La virologa Capua svela la cura miracolosa di Trump: «Una medicina molto ma molto costosa»

12 Nov 2020 15:36 - di Giorgia Castelli
Capua

La virologa Ilaria Capua è contro Trump e non lo nasconde. Usa gli stessi argomenti che escono dalla bocca di una certa sinistra. Lo attacca per la gestione della sua positività al coronovirus. Ma nel contempo svela un segreto, la medicina “miracolosa” con cui il Tycoon ha combattuto il Covid. «È stato capace di dare il peggior esempio possibile». La direttrice dell’One Health Center dell’università della Florida è ospite su Radio Uno a Un giorno da pecora. Il motivo? «Perché ha avuto un trattamento da superman, tipo criptonite». In pratica «gli hanno fatto una dose sostanziosa di anticorpo monoclonale, che è un missile terra-aria. Blocca il virus quando sta entrando nel sangue e quindi non riesce a provocare malattia. Solo che questa medicina non è per tutti. È costosissima. La cura di Trump sarà costata forse un milione di euro. È una cura da presidente».

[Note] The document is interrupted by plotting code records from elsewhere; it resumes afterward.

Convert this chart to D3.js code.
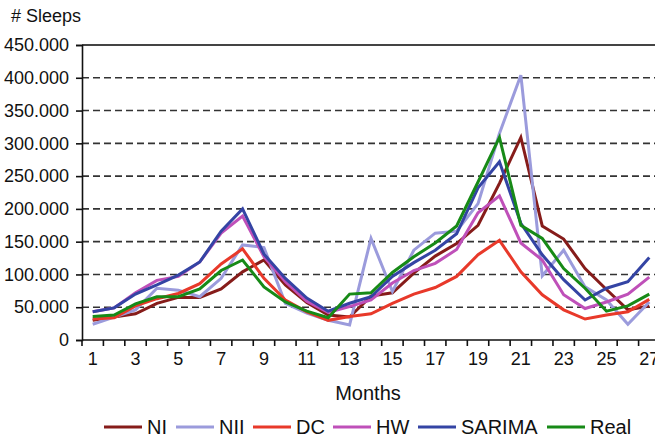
<!DOCTYPE html>
<html>
<head>
<meta charset="utf-8">
<script src="https://cdn.jsdelivr.net/npm/d3@7"></script>
<style>
  html, body { margin: 0; padding: 0; background: #fff; }
  svg { display: block; font-family: "Liberation Sans", Arial, sans-serif; }
</style>
</head>
<body>
<svg id="chart" width="655" height="440"></svg>
<script>
const months = d3.range(1, 28);
const yTicks = [0, 50000, 100000, 150000, 200000, 250000, 300000, 350000, 400000, 450000];
const seriesNames = ["NI", "NII", "DC", "HW", "SARIMA", "Real"];
const seriesColors = ["#861c1a", "#9b9bdc", "#e8392a", "#bf50b9", "#3444a4", "#178a17"];

const NI     = [30, 35, 40, 56, 65, 65, 78, 104, 122, 84, 57, 38, 35, 67, 72, 102, 128, 147, 175, 239, 309, 174, 154, 109, 77, 46, 52];
const NII    = [24, 35, 46, 79, 76, 66, 94, 145, 141, 56, 41, 30, 23, 155, 74, 137, 163, 166, 208, 315, 404, 98, 137, 81, 61, 24, 58];
const DC     = [32, 34, 52, 63, 71, 86, 116, 139, 94, 61, 43, 30, 36, 40, 56, 70, 80, 97, 130, 152, 104, 69, 46, 32, 38, 43, 62];
const HW     = [43, 49, 72, 91, 97, 119, 163, 189, 127, 89, 59, 42, 51, 61, 87, 106, 117, 138, 194, 220, 148, 122, 69, 48, 58, 70, 96];
const SARIMA = [43, 49, 70, 84, 99, 119, 166, 200, 131, 94, 64, 44, 56, 66, 97, 118, 137, 162, 232, 272, 178, 130, 92, 61, 79, 89, 126];
const Real   = [36, 38, 55, 66, 66, 78, 106, 122, 81, 58, 44, 34, 70, 72, 103, 127, 148, 174, 241, 309, 175, 155, 109, 79, 44, 52, 70];

const seriesValues = [NI, NII, DC, HW, SARIMA, Real];

const svg = d3.select("#chart");
const mLeft = 82, mRight = 660, mTop = 45, mBottom = 340;

const x = d3.scaleBand().domain(months).range([mLeft, mRight]).padding(0);
const y = d3.scaleLinear().domain([0, 450000]).range([mBottom, mTop]);

const loc = d3.formatLocale({decimal: ",", thousands: ".", grouping: [3], currency: ["", ""]});
const fmt = loc.format(",");

// gridlines
svg.append("g").selectAll("line")
  .data(yTicks.filter(d => d > 0 && d < 450000))
  .join("line")
  .attr("x1", mLeft).attr("x2", 655)
  .attr("y1", d => y(d)).attr("y2", d => y(d))
  .attr("stroke", "#333").attr("stroke-width", 1.6)
  .attr("stroke-dasharray", "7,4");

// top border
svg.append("line")
  .attr("x1", mLeft).attr("x2", 655)
  .attr("y1", y(450000)).attr("y2", y(450000))
  .attr("stroke", "#444").attr("stroke-width", 2);

// y axis
const yAxis = svg.append("g")
  .attr("transform", `translate(${mLeft},0)`)
  .call(d3.axisLeft(y).tickValues(yTicks).tickFormat(fmt).tickSize(6).tickPadding(7));
yAxis.select(".domain").attr("stroke", "#111").attr("stroke-width", 1.6);
yAxis.selectAll(".tick line").attr("stroke", "#111").attr("stroke-width", 1.6);
yAxis.selectAll(".tick text").attr("font-size", 18).attr("fill", "#111")
  .attr("font-family", "'Liberation Sans', Arial, sans-serif");

// x axis
const xAxis = svg.append("g")
  .attr("transform", `translate(0,${mBottom})`)
  .call(d3.axisBottom(x).tickValues(months.filter(m => m % 2 === 1)).tickSize(0).tickPadding(12));
xAxis.select(".domain").remove();
xAxis.selectAll(".tick text").attr("font-size", 18).attr("fill", "#111")
  .attr("font-family", "'Liberation Sans', Arial, sans-serif");
svg.append("line")
  .attr("x1", mLeft).attr("x2", 655)
  .attr("y1", mBottom).attr("y2", mBottom)
  .attr("stroke", "#111").attr("stroke-width", 1.6);
// tick marks at category boundaries
svg.append("g").selectAll("line")
  .data(d3.range(0, 28))
  .join("line")
  .attr("x1", i => mLeft + i * x.bandwidth())
  .attr("x2", i => mLeft + i * x.bandwidth())
  .attr("y1", mBottom).attr("y2", mBottom + 6)
  .attr("stroke", "#111").attr("stroke-width", 1.6);

// lines
const line = d3.line()
  .x((d, i) => x(months[i]) + x.bandwidth() / 2)
  .y(d => y(d * 1000));

svg.append("g").selectAll("path")
  .data(seriesValues)
  .join("path")
  .attr("d", d => line(d))
  .attr("fill", "none")
  .attr("stroke", (d, i) => seriesColors[i])
  .attr("stroke-width", 3)
  .attr("stroke-linejoin", "miter");

// titles
svg.append("text").attr("x", 11).attr("y", 22)
  .attr("font-size", 18).attr("fill", "#111").text("# Sleeps");
svg.append("text").attr("x", 368).attr("y", 400)
  .attr("text-anchor", "middle").attr("font-size", 20).attr("fill", "#111").text("Months");

// legend
const legendX = [104, 176, 253, 333, 418, 547];
const lg = svg.append("g");
seriesNames.forEach((name, i) => {
  lg.append("line")
    .attr("x1", legendX[i]).attr("x2", legendX[i] + 38)
    .attr("y1", 427).attr("y2", 427)
    .attr("stroke", seriesColors[i]).attr("stroke-width", 3);
  lg.append("text")
    .attr("x", legendX[i] + 43).attr("y", 434)
    .attr("font-size", 20).attr("fill", "#111").text(name);
});
</script>
</body>
</html>
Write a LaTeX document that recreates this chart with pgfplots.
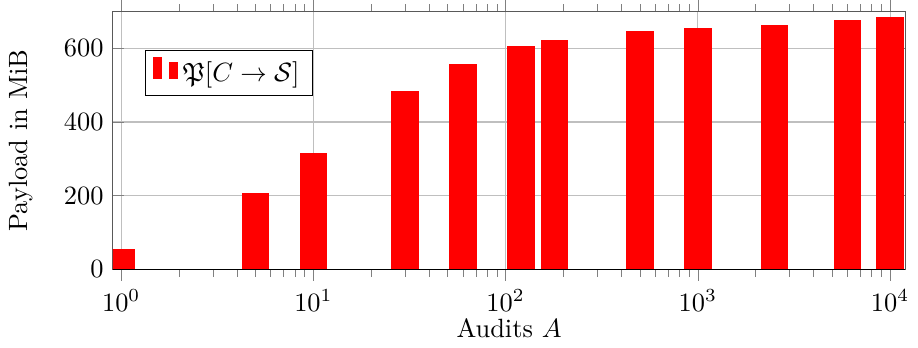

Ilaria Capua: «Le terapie monoclonali sono come la criptonite»

«Gli anticorpi monoclonali – spiega – sono dei missili che, però, si producono in piccolissime quantità. E per funzionare devono essere super concentrati. A Trump hanno fatto una dose “da pecora”, per non dire da cavallo. Quindi è riuscito a fare l’ultima parte della campagna elettorale ridicolizzando il virus. Le persone che gli credono, e sono tante, hanno visto il loro presidente così spavaldo. Ma non vale! Perché a lui hanno fatto la criptonite», ironizza la Capua. Che ricorda come gli anticorpi monoclonali «sono terapie super speciali. È illusorio pensare che questa cura possa arrivare a tutte le persone in pochi mesi».

Il flusso dei ricercatori

Poi ancora attacchi contro Trump. «C’è un problema grandissimo con i visti delle persone che vogliono venire negli Stati Uniti, a causa del governo Trump. Mi auguro che sia una delle prime cose che Biden voglia sistemare, perché questo altera completamente il flusso di ricercatori»: E infine ha concluso: «Ci sono tanti europei negli Stati Uniti che lavorano con me, o in gruppi che collaborano con il mio, che non possono tornare a casa per Natale perché hanno paura di non riuscire a rientrare».